## What needs to be done
Leave out all pictures and give back precisely the lines from the line with "Clone this chart in matplotlib." to the line with "from matplotlib.ticker import FuncFormatter", including those two lines.

* begin *

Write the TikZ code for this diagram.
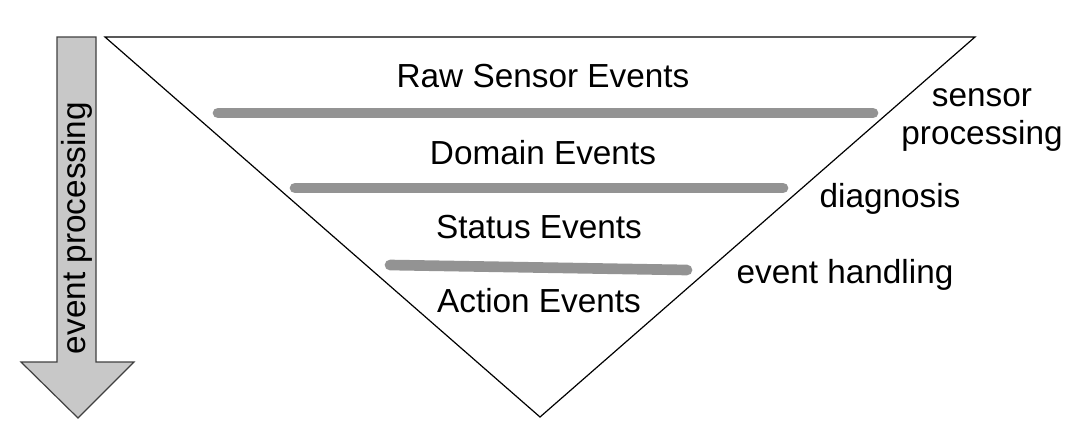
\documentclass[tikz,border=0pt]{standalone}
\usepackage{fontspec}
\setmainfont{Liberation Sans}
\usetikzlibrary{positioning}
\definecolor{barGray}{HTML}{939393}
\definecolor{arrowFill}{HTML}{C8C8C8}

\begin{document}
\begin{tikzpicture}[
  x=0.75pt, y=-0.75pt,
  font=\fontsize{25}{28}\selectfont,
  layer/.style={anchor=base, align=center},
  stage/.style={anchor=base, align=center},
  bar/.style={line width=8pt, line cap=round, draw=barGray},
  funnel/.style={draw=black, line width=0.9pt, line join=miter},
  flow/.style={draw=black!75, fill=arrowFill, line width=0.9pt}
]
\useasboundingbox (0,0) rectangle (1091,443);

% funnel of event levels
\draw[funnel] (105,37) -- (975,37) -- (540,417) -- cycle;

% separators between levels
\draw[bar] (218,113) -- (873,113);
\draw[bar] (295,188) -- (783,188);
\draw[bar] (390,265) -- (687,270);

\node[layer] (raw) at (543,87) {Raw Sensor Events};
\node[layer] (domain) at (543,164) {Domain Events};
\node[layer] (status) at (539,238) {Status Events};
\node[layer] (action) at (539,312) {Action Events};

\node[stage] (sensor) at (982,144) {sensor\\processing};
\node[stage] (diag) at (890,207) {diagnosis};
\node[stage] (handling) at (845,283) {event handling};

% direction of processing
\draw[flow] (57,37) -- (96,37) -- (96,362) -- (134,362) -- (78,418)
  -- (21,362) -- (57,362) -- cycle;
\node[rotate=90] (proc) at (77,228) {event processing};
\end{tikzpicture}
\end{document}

* end *
* begin *

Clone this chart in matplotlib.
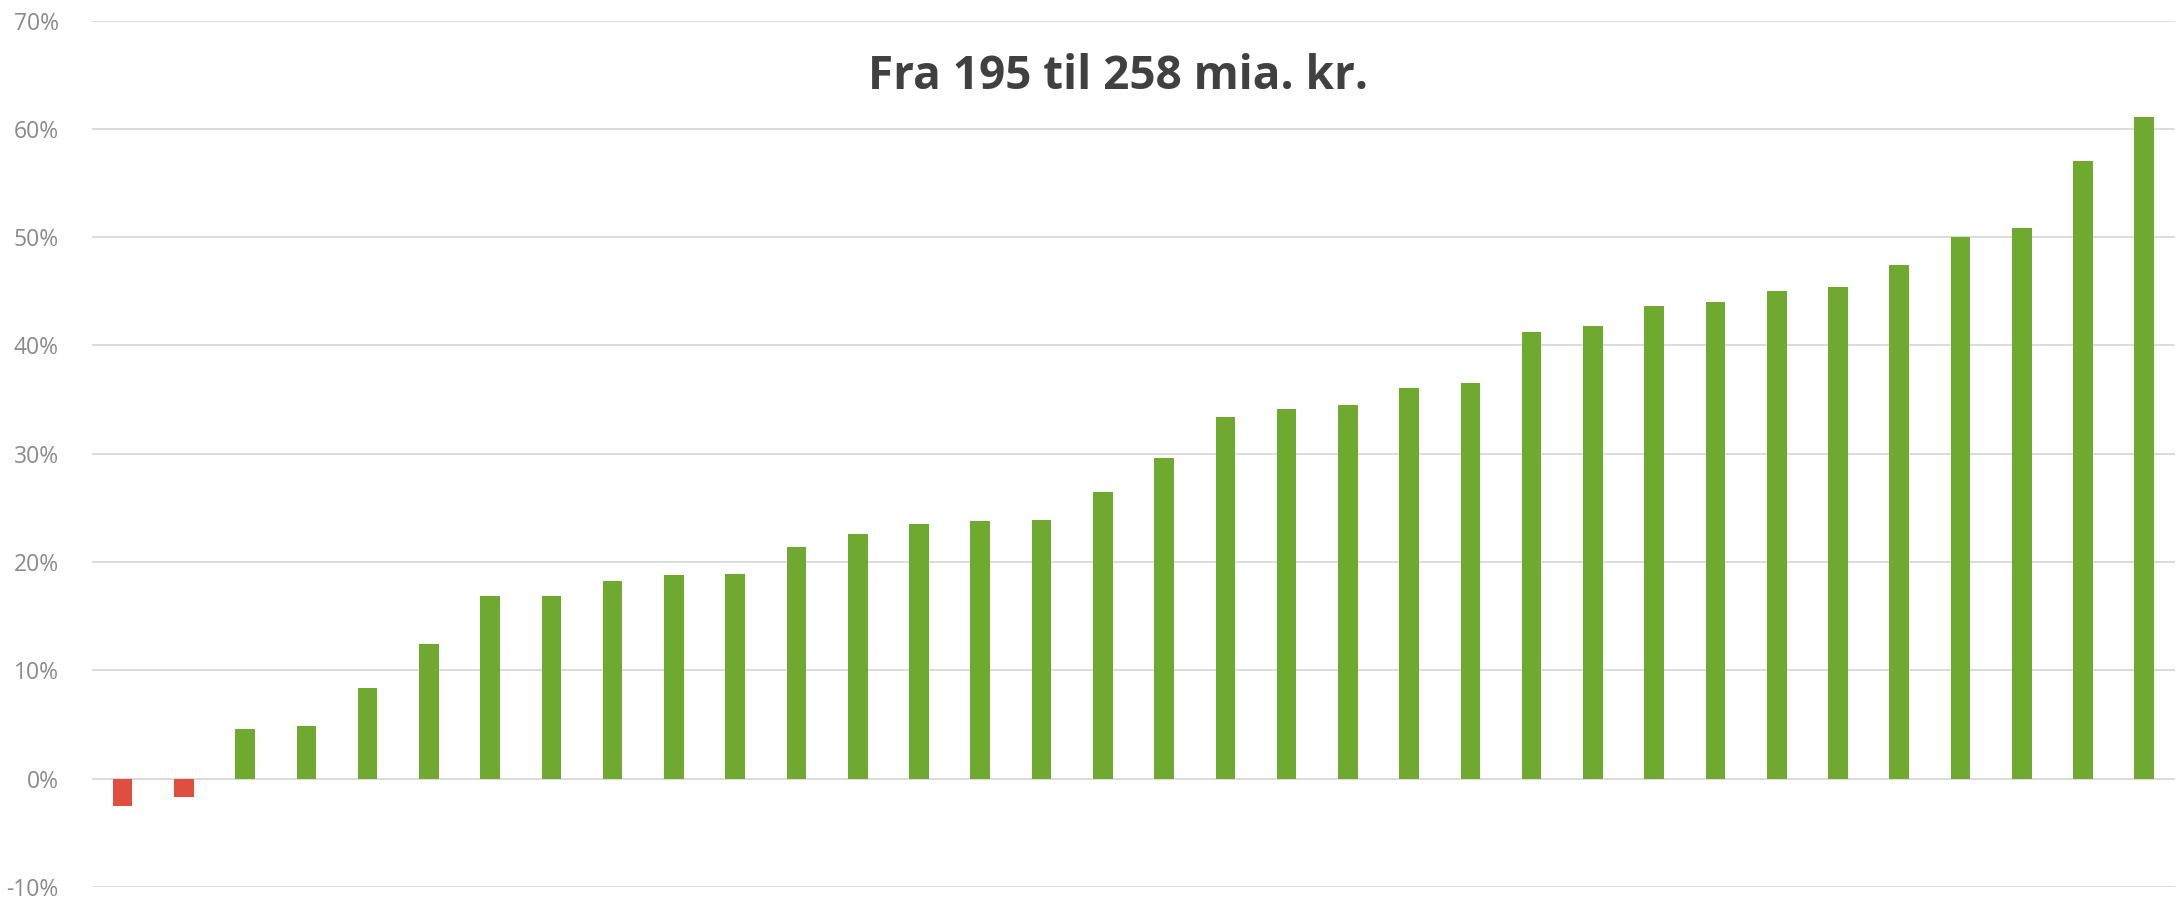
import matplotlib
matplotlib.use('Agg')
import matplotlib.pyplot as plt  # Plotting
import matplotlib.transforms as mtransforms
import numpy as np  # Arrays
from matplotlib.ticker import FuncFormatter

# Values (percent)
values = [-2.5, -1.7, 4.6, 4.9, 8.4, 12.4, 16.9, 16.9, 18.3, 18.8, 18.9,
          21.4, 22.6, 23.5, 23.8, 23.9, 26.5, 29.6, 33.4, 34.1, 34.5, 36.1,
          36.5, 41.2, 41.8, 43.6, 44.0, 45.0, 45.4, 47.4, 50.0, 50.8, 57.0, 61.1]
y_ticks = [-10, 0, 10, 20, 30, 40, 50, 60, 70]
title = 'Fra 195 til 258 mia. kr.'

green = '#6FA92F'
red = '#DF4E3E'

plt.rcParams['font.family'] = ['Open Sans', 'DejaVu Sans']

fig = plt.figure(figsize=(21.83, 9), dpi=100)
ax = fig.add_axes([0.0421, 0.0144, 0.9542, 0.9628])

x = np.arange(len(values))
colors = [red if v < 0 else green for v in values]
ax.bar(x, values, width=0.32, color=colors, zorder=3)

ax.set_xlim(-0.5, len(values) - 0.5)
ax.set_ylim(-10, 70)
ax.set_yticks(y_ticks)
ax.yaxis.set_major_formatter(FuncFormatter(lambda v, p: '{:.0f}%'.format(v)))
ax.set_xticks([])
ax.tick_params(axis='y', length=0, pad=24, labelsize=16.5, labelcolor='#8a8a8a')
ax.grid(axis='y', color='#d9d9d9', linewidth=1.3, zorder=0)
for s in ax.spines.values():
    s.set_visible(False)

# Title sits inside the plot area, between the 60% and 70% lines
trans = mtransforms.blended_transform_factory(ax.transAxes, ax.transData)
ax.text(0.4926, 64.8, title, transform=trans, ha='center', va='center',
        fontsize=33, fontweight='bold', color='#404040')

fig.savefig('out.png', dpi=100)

* end *

## Output of the exercise
Clone this chart in matplotlib.
import matplotlib
matplotlib.use('Agg')
import matplotlib.pyplot as plt  # Plotting
import matplotlib.transforms as mtransforms
import numpy as np  # Arrays
from matplotlib.ticker import FuncFormatter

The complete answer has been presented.